The UK is facing a constitutional crisis after all three of the devolved administrations voted against Brexit legislation, the SNP’s Westminster leader warned the Prime Minister.
Ian Blackford spoke after the Welsh Assembly voted on Tuesday to reject the European Union (Withdrawal Agreement) Bill – following in the footsteps of the Scottish Parliament and the Northern Ireland Assembly.
The SNP MP accused the UK Government of using the legislation for a power grab on the Parliaments in Edinburgh, Cardiff and Belfast, criticising the “gross disrespect from Boris Johnson and his Brexit fanboys that are in Number 10 Downing Street”.
After the vote in Cardiff on Tuesday, Scottish First Minister Nicola Sturgeon tweeted: “All three devolved parliaments have now rejected the EU Withdrawal Bill – it is unprecedented and momentous.
“For the UK to ignore that reality will simply demonstrate how broken the Westminster system is.”
Welsh First Minister Mark Drakeford said the Bill was “flawed and doesn’t protect the interests of those we serve”.

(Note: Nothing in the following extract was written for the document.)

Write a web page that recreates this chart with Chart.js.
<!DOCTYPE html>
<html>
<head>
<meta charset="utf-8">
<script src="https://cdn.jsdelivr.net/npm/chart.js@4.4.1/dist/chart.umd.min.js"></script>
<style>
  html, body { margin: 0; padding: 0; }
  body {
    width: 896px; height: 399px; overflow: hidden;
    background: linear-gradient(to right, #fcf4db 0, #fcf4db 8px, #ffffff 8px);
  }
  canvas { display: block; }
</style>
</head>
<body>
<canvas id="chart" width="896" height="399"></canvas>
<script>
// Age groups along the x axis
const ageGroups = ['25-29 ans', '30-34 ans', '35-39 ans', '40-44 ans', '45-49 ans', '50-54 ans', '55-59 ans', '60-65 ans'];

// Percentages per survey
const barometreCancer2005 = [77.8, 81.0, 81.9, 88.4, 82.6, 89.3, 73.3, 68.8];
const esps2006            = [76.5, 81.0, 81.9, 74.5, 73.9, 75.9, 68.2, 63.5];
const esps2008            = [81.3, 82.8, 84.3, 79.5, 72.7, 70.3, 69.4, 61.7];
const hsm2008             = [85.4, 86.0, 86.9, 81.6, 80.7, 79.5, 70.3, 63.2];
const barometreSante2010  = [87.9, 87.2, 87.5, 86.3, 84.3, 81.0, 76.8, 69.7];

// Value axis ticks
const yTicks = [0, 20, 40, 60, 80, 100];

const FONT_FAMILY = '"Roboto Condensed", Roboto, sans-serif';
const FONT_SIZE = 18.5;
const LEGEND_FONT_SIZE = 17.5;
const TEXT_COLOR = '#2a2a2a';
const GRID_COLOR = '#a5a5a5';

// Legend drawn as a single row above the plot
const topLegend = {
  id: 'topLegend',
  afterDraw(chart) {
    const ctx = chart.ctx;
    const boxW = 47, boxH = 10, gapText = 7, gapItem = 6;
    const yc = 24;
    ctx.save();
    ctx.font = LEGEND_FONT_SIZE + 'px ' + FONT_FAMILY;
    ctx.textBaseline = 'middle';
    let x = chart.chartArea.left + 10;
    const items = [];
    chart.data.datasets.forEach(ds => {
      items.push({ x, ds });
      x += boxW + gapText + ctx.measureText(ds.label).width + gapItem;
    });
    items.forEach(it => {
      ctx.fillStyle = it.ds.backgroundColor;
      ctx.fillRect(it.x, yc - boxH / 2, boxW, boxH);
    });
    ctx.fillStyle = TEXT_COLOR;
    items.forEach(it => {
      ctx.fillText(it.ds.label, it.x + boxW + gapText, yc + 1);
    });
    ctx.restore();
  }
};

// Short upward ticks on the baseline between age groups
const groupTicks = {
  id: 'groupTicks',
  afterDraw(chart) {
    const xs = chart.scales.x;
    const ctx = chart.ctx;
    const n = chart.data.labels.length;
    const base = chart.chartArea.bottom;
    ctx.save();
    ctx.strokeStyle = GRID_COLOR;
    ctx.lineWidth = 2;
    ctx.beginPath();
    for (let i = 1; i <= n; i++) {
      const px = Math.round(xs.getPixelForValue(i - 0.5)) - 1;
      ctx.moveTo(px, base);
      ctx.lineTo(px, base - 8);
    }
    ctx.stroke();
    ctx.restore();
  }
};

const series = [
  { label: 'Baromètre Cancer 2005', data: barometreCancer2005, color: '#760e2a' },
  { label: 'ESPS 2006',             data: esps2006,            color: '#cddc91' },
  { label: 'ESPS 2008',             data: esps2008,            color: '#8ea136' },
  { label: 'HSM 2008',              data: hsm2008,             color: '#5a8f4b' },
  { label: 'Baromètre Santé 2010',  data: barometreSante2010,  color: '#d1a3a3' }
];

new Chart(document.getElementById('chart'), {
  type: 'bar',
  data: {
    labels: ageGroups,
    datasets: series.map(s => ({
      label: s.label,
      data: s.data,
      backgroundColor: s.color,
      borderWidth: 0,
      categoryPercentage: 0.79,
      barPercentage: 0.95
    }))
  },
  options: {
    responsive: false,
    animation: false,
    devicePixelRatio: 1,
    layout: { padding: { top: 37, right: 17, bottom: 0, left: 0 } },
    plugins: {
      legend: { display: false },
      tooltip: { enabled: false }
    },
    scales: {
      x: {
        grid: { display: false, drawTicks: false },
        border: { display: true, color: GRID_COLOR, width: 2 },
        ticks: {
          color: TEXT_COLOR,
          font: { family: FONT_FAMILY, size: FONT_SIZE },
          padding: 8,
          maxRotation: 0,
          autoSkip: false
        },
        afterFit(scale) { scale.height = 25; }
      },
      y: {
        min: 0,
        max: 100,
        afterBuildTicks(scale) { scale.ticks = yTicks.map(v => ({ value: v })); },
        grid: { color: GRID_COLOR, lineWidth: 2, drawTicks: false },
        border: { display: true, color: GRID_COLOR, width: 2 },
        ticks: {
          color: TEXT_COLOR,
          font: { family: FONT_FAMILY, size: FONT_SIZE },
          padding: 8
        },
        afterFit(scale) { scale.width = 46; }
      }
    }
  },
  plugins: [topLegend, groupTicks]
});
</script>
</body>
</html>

Meanwhile, Mr Blackford said the Scottish Parliament would lose 28 devolved powers covering areas such as farming, fishing and the environment. He raised fears this could be just the first such attack on devolution from Westminster.
Power battle between Boris Johnson’s government and the House of Lords over rights and powers eroded in his EU Withdrawal Agreement
The Sewel Convention, a key feature of the UK’s political arrangements, sets out that the UK Parliament will “not normally” legislate on devolved policy areas without the consent of the administrations. – It is under threat from Boris Johnson’s EU Withdrawal Agreement.

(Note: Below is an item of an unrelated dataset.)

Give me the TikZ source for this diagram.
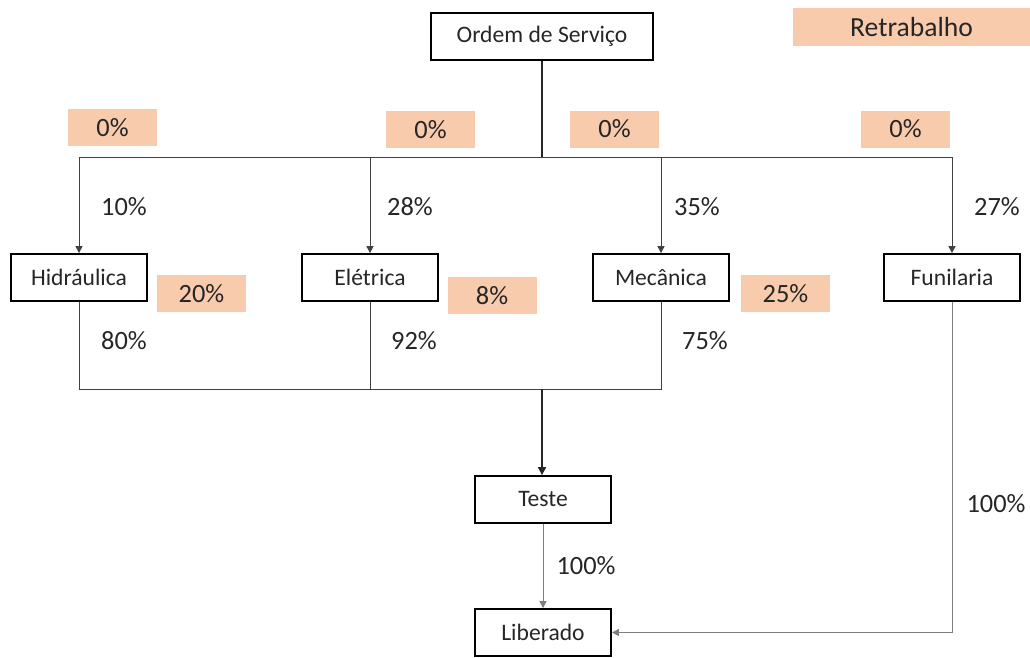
\documentclass[tikz,border=0pt]{standalone}
\usepackage{fontspec}
\setmainfont{Carlito}
\usetikzlibrary{arrows.meta}
\definecolor{peach}{HTML}{F8CBAD}
\definecolor{lineg}{HTML}{404040}
\definecolor{lightg}{HTML}{7F7F7F}
\begin{document}
\begin{tikzpicture}[x=1pt,y=-1pt,
  font=\fontsize{26.4}{30}\selectfont,
  box/.style={draw=black,line width=1.8pt,minimum width=136pt,minimum height=47pt,inner sep=0pt,text=black!85,font=\fontsize{23.6}{28}\selectfont},
  tag/.style={fill=peach,minimum width=89pt,minimum height=37pt,inner sep=0pt,text=black!85},
  lbl/.style={inner sep=0pt,text=black!85},
  conn/.style={draw=lineg,line width=1pt},
  arr/.style={conn,-{Triangle[length=7pt,width=7pt]}}]
\useasboundingbox (0,0) rectangle (1030,657);
% boxes
\node[box,minimum width=222pt] (os) at (542,36.5) {Ordem de Serviço};
\node[box] (hid) at (79,277.5) {Hidráulica};
\node[box] (ele) at (370,277.5) {Elétrica};
\node[box] (mec) at (661,277.5) {Mecânica};
\node[box] (fun) at (952,277.5) {Funilaria};
\node[box] (tst) at (543,499.5) {Teste};
\node[box] (lib) at (543,632.5) {Liberado};
% rework tags
\node[tag,minimum width=237pt,minimum height=38pt,font=\fontsize{27.6}{32}\selectfont] (ret) at (911.5,27) {Retrabalho};
\node[tag] (r1) at (112.5,127.5) {0\%};
\node[tag] (r2) at (430.5,129.5) {0\%};
\node[tag] (r3) at (614.5,129) {0\%};
\node[tag] (r4) at (905.5,129) {0\%};
\node[tag] (r5) at (201.5,293.5) {20\%};
\node[tag] (r6) at (492,295.5) {8\%};
\node[tag] (r7) at (785.5,293.5) {25\%};
% labels
\node[lbl] (l1) at (124,207) {10\%};
\node[lbl] (l2) at (410,207) {28\%};
\node[lbl] (l3) at (697,207) {35\%};
\node[lbl] (l4) at (997,207) {27\%};
\node[lbl] (l5) at (124,341) {80\%};
\node[lbl] (l6) at (414,341) {92\%};
\node[lbl] (l7) at (705,341) {75\%};
\node[lbl] (l8) at (586,566) {100\%};
\node[lbl] (l9) at (996,504) {100\%};
% connectors
\coordinate (top) at (542,157);
\coordinate (bot) at (542,389);
\draw[conn,line width=1.8pt,draw=black!85] (os.south) -- (top);
\draw[conn] (hid.north |- top) -- (fun.north |- top);
\draw[arr] (hid.north |- top) -- (hid.north);
\draw[arr] (ele.north |- top) -- (ele.north);
\draw[arr] (mec.north |- top) -- (mec.north);
\draw[arr] (fun.north |- top) -- (fun.north);
\draw[conn] (hid.south) -- (hid.south |- bot) -- (mec.south |- bot) -- (mec.south);
\draw[conn] (ele.south) -- (ele.south |- bot);
\draw[conn,line width=1.8pt,draw=black!85,-{Triangle[length=8pt,width=8pt]}] (bot) -- (bot |- tst.north);
\draw[conn,draw=lightg,-{Triangle[length=7pt,width=7pt]}] (tst.south) -- (lib.north);
\draw[conn,draw=lightg,-{Triangle[length=7pt,width=7pt]}] (fun.south) |- (lib.east);
\end{tikzpicture}
\end{document}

Last night in a crucial defeat for Johnson – one of five for his Brexit Bill – the House of Lords voted an amendment that would protect the convention. The defeats in the House of Lords greatly angered Conservative peers. Opposition peers meanwhile mocked Boris Johnson’s government’s threats to move the second chamber North.
The five amendments the House of Lords passed came about due to its ability to scrutinize Boris Johnson’s Withdrawal Bill in a way the House of Commons found it hard to with Johnson’s large majority of MPs who appear unable to question their party leader.

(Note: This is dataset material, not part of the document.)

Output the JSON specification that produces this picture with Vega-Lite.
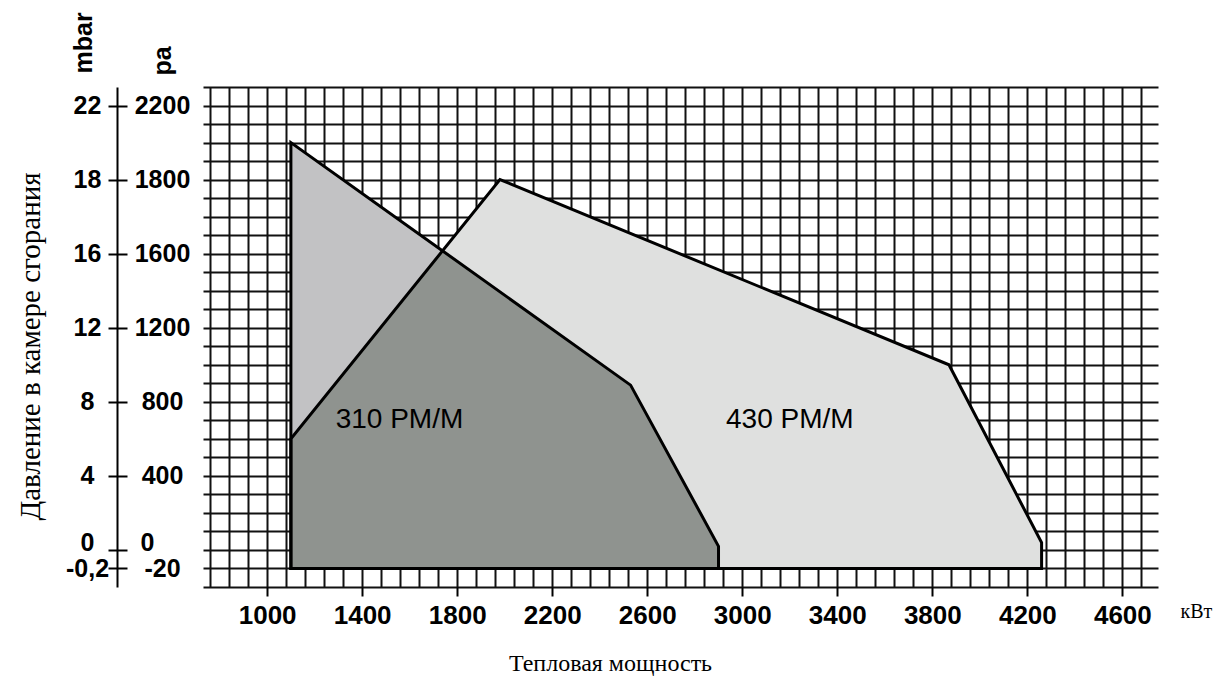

On Wednesday afternoon the government majority in the House of Commons meant all five Lords amendments to the Brexit Bill were voted against with a comfortable majority for Boris Johnson, with the concerns of the Sewel Convention amendment ignored again.
It is the first test of the new balance of power, especially with some of Boris Johnson’s authoritarian plans set out on the Queen’s Speech and the redrafting of decades of legislation and human rights that will occur when the UK leaves the EU. Among the legislation Tory MPs voted against the House of Lords on was eroding promises to reunite lone refugee children with family in the UK post-Brexit.
Constitutional crisis looms if Brexit Bill remains a power grab
Ian Blackford, speaking on BBC Radio Scotland’s Good Morning Scotland programme, warned that if Boris Johnson stubbornly ignores concerns raised by the devolved regions fo the UK and the warning of the House of Lords amendment to his Brexit Bill to protect devolved authorities, there would be a constitutional crisis.
He warned: “The Queen is going to be asked to give Royal Assent to this Act and it is an Act that doesn’t have the support of three of the four Parliaments in the United Kingdom.
“That is unprecedented and I would suggest it is in effect a constitutional crisis.
“The Prime Minister has got to change his position, he’s got to respect the first ministers in all the devolved administrations.”
The SNP’s Westminster leader added: “If you can argue, as the Government seems to have done in this case, that the situation is not normal, then you can always say the situation is not normal.
“What is to stop you turning around and taking powers back from the Scottish Parliament at another time?”
While none of the devolved institutions have granted permission for Westminster to go ahead with the legislation, their actions will not stop the Withdrawal Bill from passing through Westminster.
Mr Blackford added: “There’s 28 devolved powers that we’re going to be losing as a consequence of this. But really it is about this issue of respect. What we’ve got here is the Government acting with a big stick, that is effectively telling not just Holyrood but Cardiff and Belfast as well ‘this is what going to happen and you don’t have a say in this’.
“We’re supposed to have a family of nations and Scotland’s place in the United Kingdom is supposed to be respected. None of that is happening and I think that is why you have got legitimate concerns.”